Pameran Seni Rupa dalam Festival Tpoi Ton di koridor aula samping Museum NTT Kupang pada 8-9 Desember 2017 sudah selesai. Sementara festival yang terinspirasi oleh ritual adat dalam tradisi masyarakat Dawan Timor Tengah Utara (TTU) untuk menyambut hujan musim tanam atau lebih dikenal dengan sebutan ul ton itu sendiri baru pertama kali diadakan oleh Komunitas Pustaka Leko Kupang.
Dalam pameran yang dibuka sejak hari pertama pada pukul 14.00 WITA itu sebagian karya tampil secara sederhana bahkan tanpa bingkai berkaca. Ada yang berada dalam sebuah map dan dilapisi plastik mika. Ada yang hanya kertas lalu ditempelkan saja, dan ada yang digantung dengan senar pancing.
Karya-karya pun cukup variatif. Pertama, kartun opini hitam-putih di atas kertas karya Mando Soriano yang juga koordinator pameran itu. Ada 6 kartun opini yang dipamerkan diberi tema "Kematian-kematian Akrab yang Terasa Asing".
Kedua, drawing atau ilustrasi hitam-putih dengan teknik arsir pena di atas kertas karya Agustinus. Lima drawing itu terdiri dari 4 karya bernuansa NTT yaitu Sumba dalam Ingatan, Sarapan Roti Manggarai dan Secangkir Kopi Bajawa, Marungga Berbuah, dan NTT Nite. Lainnya, Darurat Damai.
Ketiga, sketsa-sketa karya Tayuko Matsumura dan Oan Wutun. Sketsa-sketa Tayuko dengan teknik cat air dan kerayon di atas kertas lalu digantung pada bidang pamer. Sketsa-sketsa Oan Wutun dengan cat air di atas kertas, dan bernuansa suasana.
Keempat, lukisan berbahan arang di atas kertas. Karya Efraim yang berbingkai itu diberi judul "Smile with Fire".

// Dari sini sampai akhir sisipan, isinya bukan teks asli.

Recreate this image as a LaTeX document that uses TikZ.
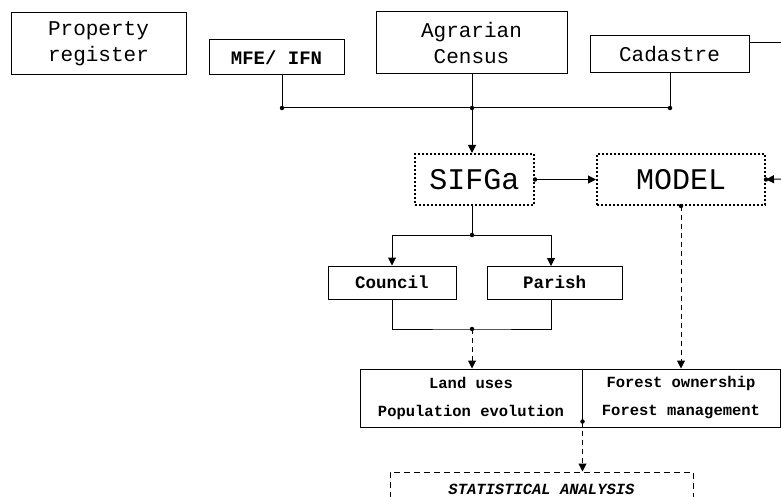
\documentclass[tikz,border=0pt]{standalone}
\usepackage{fontspec}
\setmonofont{Liberation Mono}
\usetikzlibrary{positioning, arrows.meta}

\tikzset{
  box/.style={draw, line width=1pt, inner sep=0pt, align=center, font=\ttfamily},
  dotbox/.style={box, line width=2pt, dash pattern=on 2pt off 2pt},
  dashbox/.style={box, dash pattern=on 6pt off 4pt},
  link/.style={line width=1pt},
  arr/.style={link, -{Triangle[length=8pt,width=8pt]}},
  dasharr/.style={arr, dash pattern=on 5pt off 4pt},
  junc/.style={circle, fill, inner sep=0pt, minimum size=4.5pt},
}

\begin{document}
\begin{tikzpicture}[x=1pt, y=-1pt]
		\useasboundingbox (0,0) rectangle (781,497);
		\clip (0,0) rectangle (781,497);

		% Sources
		\node[box, minimum width=175pt, minimum height=62pt, font=\ttfamily\fontsize{21}{26}\selectfont] (prop) at (98.5,44) {Property\\register};
		\node[box, minimum width=135pt, minimum height=35pt, font=\ttfamily\bfseries\fontsize{19}{24}\selectfont] (mfe) at (276.5,57.5) {MFE/ IFN};
		\node[box, minimum width=191pt, minimum height=62pt, font=\ttfamily\fontsize{21}{26}\selectfont] (agr) at (471.5,43) {Agrarian\\Census};
		\node[box, minimum width=159pt, minimum height=37pt, font=\ttfamily\fontsize{21}{26}\selectfont] (cad) at (669.5,54.5) {Cadastre};

		% Systems
		\node[dotbox, minimum width=119pt, minimum height=51pt, font=\ttfamily\fontsize{30}{34}\selectfont] (sifga) at (474.5,179.5) {SIFGa};
		\node[dotbox, minimum width=168pt, minimum height=51pt, font=\ttfamily\fontsize{30}{34}\selectfont] (model) at (681,179.5) {MODEL};

		% Administrative levels
		\node[box, minimum width=128pt, minimum height=33pt, font=\ttfamily\bfseries\fontsize{17.5}{22}\selectfont] (council) at (392,282.5) {Council};
		\node[box, minimum width=135pt, minimum height=33pt, font=\ttfamily\bfseries\fontsize{17.5}{22}\selectfont] (parish) at (554.5,282.5) {Parish};

		% Results
		\node[box, minimum width=222pt, minimum height=58pt, font=\ttfamily\bfseries\fontsize{15.5}{28}\selectfont] (landuse) at (471,398) {Land uses\\Population evolution};
		\node[box, minimum width=198pt, minimum height=58pt, font=\ttfamily\bfseries\fontsize{15.5}{28}\selectfont] (forest) at (681,398) {Forest ownership\\Forest management};
		\node[dashbox, minimum width=303pt, minimum height=34pt, font=\ttfamily\bfseries\itshape\fontsize{15.5}{20}\selectfont] (stat) at (541.5,489) {STATISTICAL ANALYSIS};

		% Junctions
		\coordinate (jm) at (282,108);
		\coordinate (ja) at (472,108);
		\coordinate (jc) at (670,108);
		\coordinate (js) at (472,235);
		\coordinate (jl) at (472,329);
		\coordinate (redge) at (781,43);
		\coordinate (medge) at (781,179);

		% Bus to SIFGa
		\draw[link] (jm |- mfe.south) -- (jm) -- (jc) -- (jc |- cad.south);
		\draw[link] (ja |- agr.south) -- (ja);
		\draw[arr] (ja) -- (ja |- sifga.north);
		\draw[link] (cad.east |- redge) -- (redge);
		\node[junc] at (jm) {};
		\node[junc] at (ja) {};
		\node[junc] at (jc) {};

		% SIFGa and MODEL
		\draw[arr] (sifga.east) -- (model.west);
		\draw[arr] (medge) -- (model.east);
		\node[junc] at (sifga.east) {};
		\node[junc] at (model.east) {};

		% Split to council and parish
		\draw[link] (js |- sifga.south) -- (js);
		\draw[arr] (js) -| (council.north);
		\draw[arr] (js) -| (551,266);
		\node[junc] at (js) {};
		\draw[link] (council.south) |- (jl) -| (551,299);
		\node[junc] at (jl) {};

		% Dashed flows
		\draw[dasharr] (jl) -- (landuse.north -| jl);
		\draw[dasharr] (model.south) -- (model.south |- forest.north);
		\node[junc] at (model.south) {};
		\draw[dasharr] ([yshift=6pt]landuse.south east) -- (landuse.south east |- stat.north);
		\node[junc] at ([yshift=6pt]landuse.south east) {};
	\end{tikzpicture}
\end{document}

Kelima, lukisan wajah dengan pensil di atas kertas. Dalam 3 karya Asty Doporiko itu terdapat dua wajah tokoh Indonesia.
Keenam, lukisan bergaya wedaisme yang dicetak pada vinyl. Tidak terdapat keterangan siapa kreatornya, tetapi tetap karya orang Kupang, dan jumlahnya ada 9.
Ketujuh, lukisan cat minyak di atas kanvas. Di antaranya adalah karya dari anggota Komunitas Perupa Kapur Sirih Kupang.
"Saya sendiri tidak menyangka kalau karya-karya yang tampil ternyata bervariasi," aku Mando yang mengelola Zine UMA. "Sebelumnya saya hanya mengajak kawan-kawan Kupang melalui media sosial untuk memamerkan karya mereka, seperti apa pun itu. Bahkan, Asty datang membawa karya pada detik-detik terakhir."
Mando memang tidak menyangka bahwa karya-karya yang disodorkan kawan-kawannya bisa bervariasi begitu. Hal ini disebabkan oleh baru pertama kali ia membuat pameran seni rupa, sebagaimana festival itu sendiri yang baru pertama, apalagi waktu dan tempatnya bersamaan dengan pameran forografi, instalasi, bincang buku, pentas teater, baca puisi, bincang proses festival dengan Umbu Wulang (penggagas Festival Wai Humba), diskusi mengenai perdagangan manusia, dan lain-lain.